The good thing about all this is that our four-legged friends are carrying most of our gear, and we can get to camp knowing that there will be a few luxuries, like chairs and table, a good kitchen, and even a private sit down toilet. However at the end of the day, the truly great thing about all this is being in close proximity with the muleteers and their animals and observing their skills in animal handling and path finding.
I began to research this topic only a year or two ago and I have been very inspired by what Ed and Yang Xiao are doing. (See www.chinawatch2050.com.au) No-one else is undertaking explorations of the old tea road, or helping to keep the spirit of the muleteers alive. And nobody, it seems to me, is committed to helping poor mountainous communities to benefit from trekking. If readers are interested in joining one of the expeditions simply visit the red rock website and send Ed an email. He would be delighted to hear from you!
It will take many years before China gets its first long-distance hiking trail. My money is on the Ancient Tea Horse Road as the most likely candidate, but there is a great deal of work to do to educate the Chinese public and especially the tourism authorities and outdoor lifestyle industry as to the benefits of a designated long distance trail.
Ed and Yang Xiao are doing their bit. Earlier this year they took a group of Chinese outdoor adventure writers to experience the Appalachian Trail and the Grand Canyon (the latter also using mules). It was a real eye opener for the Chinese participants as they have now seen the possibilities for well managed trails.
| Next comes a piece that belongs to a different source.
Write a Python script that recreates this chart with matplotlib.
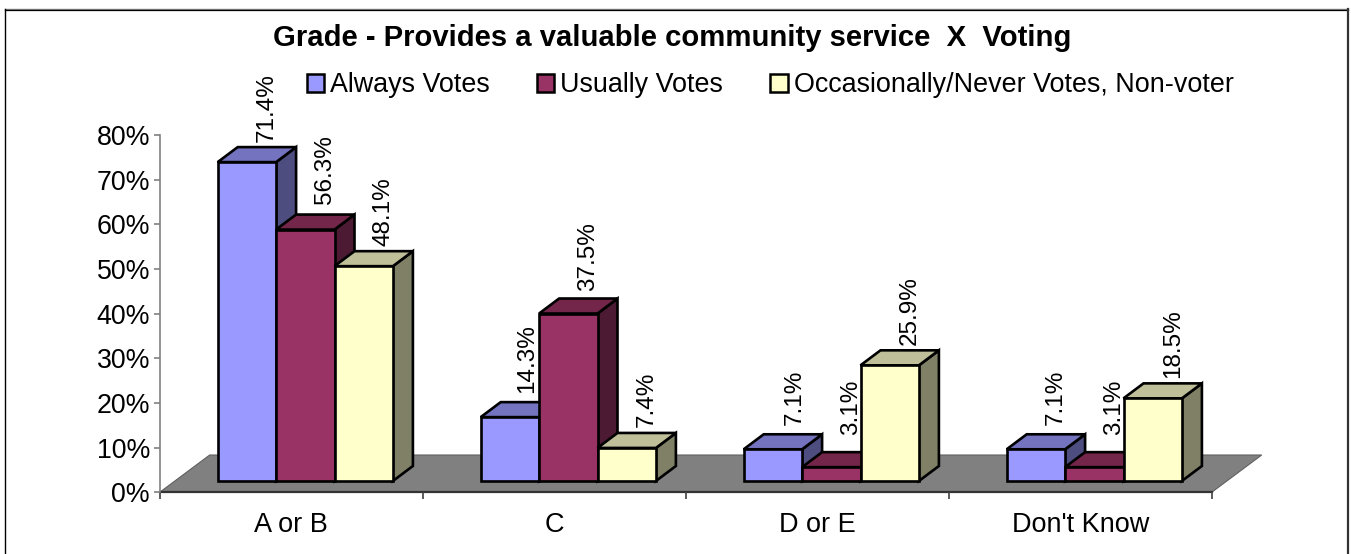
import matplotlib
matplotlib.use("Agg")
import matplotlib.pyplot as plt
from matplotlib.patches import Polygon, Patch
from matplotlib.lines import Line2D

plt.rcParams['font.family'] = ['Liberation Sans', 'DejaVu Sans']

categories = ["A or B", "C", "D or E", "Don't Know"]
series_names = ["Always Votes", "Usually Votes", "Occasionally/Never Votes, Non-voter"]
always_votes = [71.4, 14.3, 7.1, 7.1]
usually_votes = [56.3, 37.5, 3.1, 3.1]
occasional_votes = [48.1, 7.4, 25.9, 18.5]
y_ticks = [0, 10, 20, 30, 40, 50, 60, 70, 80]

W, H = 1351, 554
fig = plt.figure(figsize=(W / 100, H / 100), dpi=100, facecolor='white')
L, R, T, B = 159.7, 1211.7, 135, 492.3
ax = fig.add_axes([L / W, 1 - B / H, (R - L) / W, (B - T) / H])
ax.set_xlim(0, 4)
ax.set_ylim(0, 80)
ax.patch.set_visible(False)

px_x = 4 / (R - L)
px_y = 80 / (B - T)

# floor
fdx, fdy = 50 * px_x, 37.3 * px_y
ax.add_patch(Polygon([(0, 0), (4, 0), (4 + fdx, fdy), (fdx, fdy)], closed=True,
                     facecolor='#808080', edgecolor='#606060', lw=0.8,
                     clip_on=False, zorder=1))

faces = [('#9999FF', '#7373BF', '#4D4D80'),
         ('#993366', '#732649', '#4C1A33'),
         ('#FFFFCC', '#BFBF99', '#808066')]
all_series = [always_votes, usually_votes, occasional_votes]

start = 58 * px_x
bw = 58.4 * px_x
ddx, ddy = 20 * px_x, 15 * px_y
base = 11.3 * px_y
lw = 1.9
z = 2
label_size = 17.5
# pixel adjustments of individual value labels relative to their bars
label_nudge = {(0, 1): 5, (1, 0): 4, (1, 1): 2, (2, 0): 4, (2, 1): 12, (3, 0): 4, (3, 1): 12}
label_shift = {(1, 0): -3, (2, 0): 2}
for c in range(len(categories)):
    for s, vals in enumerate(all_series):
        v = vals[c]
        x0 = c + start + s * bw
        x1 = x0 + bw
        y0, y1 = base, base + v
        front, top, side = faces[s]
        for pts, col in (([(x1, y0), (x1 + ddx, y0 + ddy), (x1 + ddx, y1 + ddy), (x1, y1)], side),
                         ([(x0, y1), (x1, y1), (x1 + ddx, y1 + ddy), (x0 + ddx, y1 + ddy)], top),
                         ([(x0, y0), (x1, y0), (x1, y1), (x0, y1)], front)):
            ax.add_patch(Polygon(pts, closed=True, facecolor=col, edgecolor='black', lw=lw,
                                 joinstyle='miter', clip_on=False, zorder=z))
        z += 1
        ax.annotate(f"{v:.1f}%", xy=(x0 + bw / 2 + ddx, y1 + ddy),
                    xytext=(label_shift.get((c, s), 0), 5.5 + label_nudge.get((c, s), 0)),
                    textcoords='offset pixels', rotation=90, ha='center', va='bottom',
                    fontsize=label_size, color='black', zorder=100, annotation_clip=False)

ax.set_yticks(y_ticks)
ax.set_yticklabels([f"{t}%" for t in y_ticks], fontsize=19.3)
ax.set_xticks(range(5))
ax.set_xticklabels([])
ax.set_xticks([i + 0.5 for i in range(4)], minor=True)
ax.set_xticklabels(categories, minor=True, fontsize=19.5)
ax.tick_params(axis='x', which='minor', length=0, pad=14)
ax.tick_params(axis='x', which='major', length=5, width=1.2, color='#404040')
ax.tick_params(axis='y', length=4.5, width=1.2, color='#808080', pad=2.5)
for sp in ('top', 'right'):
    ax.spines[sp].set_visible(False)
ax.spines['left'].set_color('#808080')
ax.spines['left'].set_linewidth(1.2)
ax.spines['bottom'].set_color('#333333')
ax.spines['bottom'].set_linewidth(1.6)
ax.spines['bottom'].set_zorder(1.5)

fig.text(672 / W, 1 - 37.5 / H, "Grade - Provides a valuable community service  X  Voting",
         ha='center', va='center', fontsize=21.1, fontweight='bold')

handles = [Patch(facecolor=faces[i][0], edgecolor='black', lw=1.8) for i in range(3)]
fig.legend(handles, series_names, ncols=3, loc='center left',
           bbox_to_anchor=(307 / W, 1 - 85.5 / H), frameon=False, fontsize=19.35,
           handlelength=0.64, handleheight=0.62, handletextpad=0.22, columnspacing=1.76,
           borderpad=0, borderaxespad=0)

# chart frame
fig.add_artist(Line2D([5.5 / W, 1347.5 / W], [1 - 8.5 / H, 1 - 8.5 / H], color='#808080', lw=1.0))
fig.add_artist(Line2D([5.5 / W, 1347.5 / W], [1 - 9.5 / H, 1 - 9.5 / H], color='black', lw=0.9))
fig.add_artist(Line2D([5.5 / W, 5.5 / W], [1 - 9 / H, 0], color='black', lw=1.0))
fig.add_artist(Line2D([1347.5 / W, 1347.5 / W], [1 - 9 / H, 0], color='#333333', lw=1.6))

fig.savefig("out.png", dpi=100)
I have talked at length with Ed about the virtues of our Bibbulmun Track as a successful long-distance trail with a strong volunteer and community foundation and close relations with government and business. I hope in the near future to bring some of our Chinese friends to experience the natural beauty and advanced system of organisation and management of what I unashamedly see as a first class model for China to emulate. Of course we will have to leave the mules at home.